Les républicains et les démocrates divergent sur les priorités les plus urgentes du système d’immigration du pays. Les républicains accordent une importance particulière à la sécurité des frontières et aux expulsions d’immigrants qui se trouvent illégalement dans le pays, tandis que les démocrates accordent une plus grande importance aux voies d’accès au statut légal pour ceux qui sont entrés illégalement dans le pays – en particulier ceux qui sont entrés en tant qu’enfants, selon un sondage du centre de recherche Pew. Alors que le nombre de personnes appréhendées pour avoir franchi illégalement la frontière sud a atteint des niveaux annuels records, environ les trois quarts des Américains (73 %) affirment que le renforcement de la sécurité le long de la frontière américano-mexicaine doit être un objectif important dans la politique d’immigration des États-Unis. Presque tous les républicains (91%) affirment que la sécurité aux frontières devrait être un objectif important, tandis qu’une petite majorité de démocrates (59%) partagent la même position, selon l’enquête menée en août dernier auprès de 7.647 adultes américains.
A la veille de son départ pour El Paso, le président Biden a adressé un message clair à ses rivaux républicains: « Ils peuvent continuer à exploiter la question de l’immigration pour tenter de marquer des points politiques, ou ils peuvent aider à résoudre le problème. » Cependant, à la lumière des divergences politiques profondes qui divisent l’opinion publique américaine et l’élite politique, le rêve d’une vie meilleure des immigrés s’effondre rapidement sur le rocher d’une polarisation politique aiguë aux États-Unis, malgré l’accent mis par l’administration américaine sur la nécessité pour le Congrès d’approuver une réforme globale de l’immigration.

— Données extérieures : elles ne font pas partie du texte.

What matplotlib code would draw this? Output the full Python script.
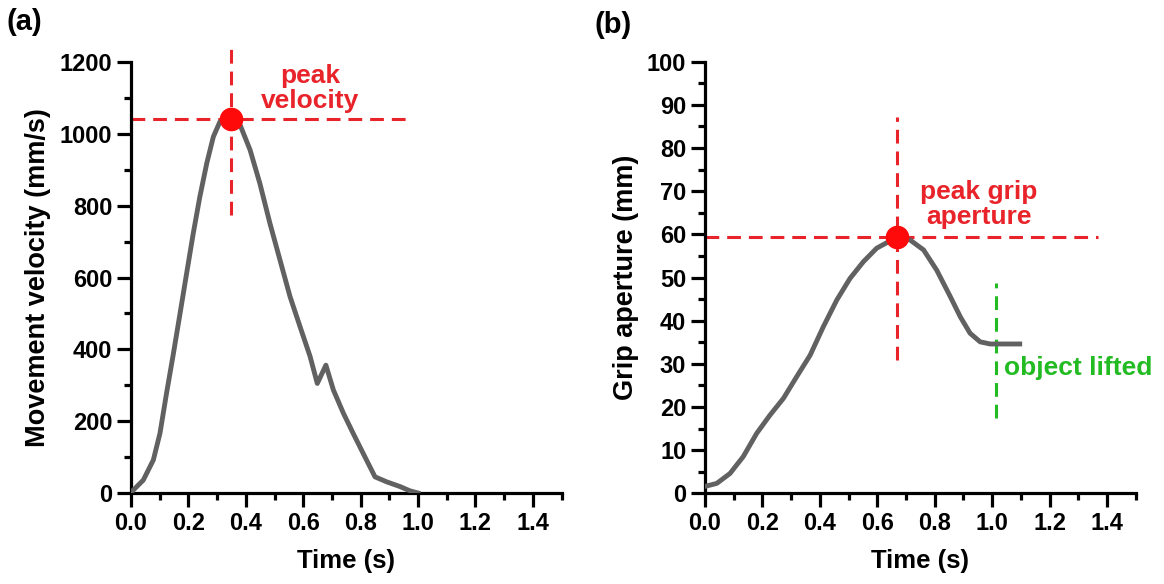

La situation actuelle laisse présager un tableau encore plus sombre, avec les républicains et les démocrates se partageant le pouvoir au Congrès, une Chambre des représentants, dominée par les républicains, et un Sénat qui a conservé sa majorité démocrate, il sera difficile de trancher sur cette question.
Le rêve américain des migrants devrait encore attendre un peu pour se réaliser…ou pas.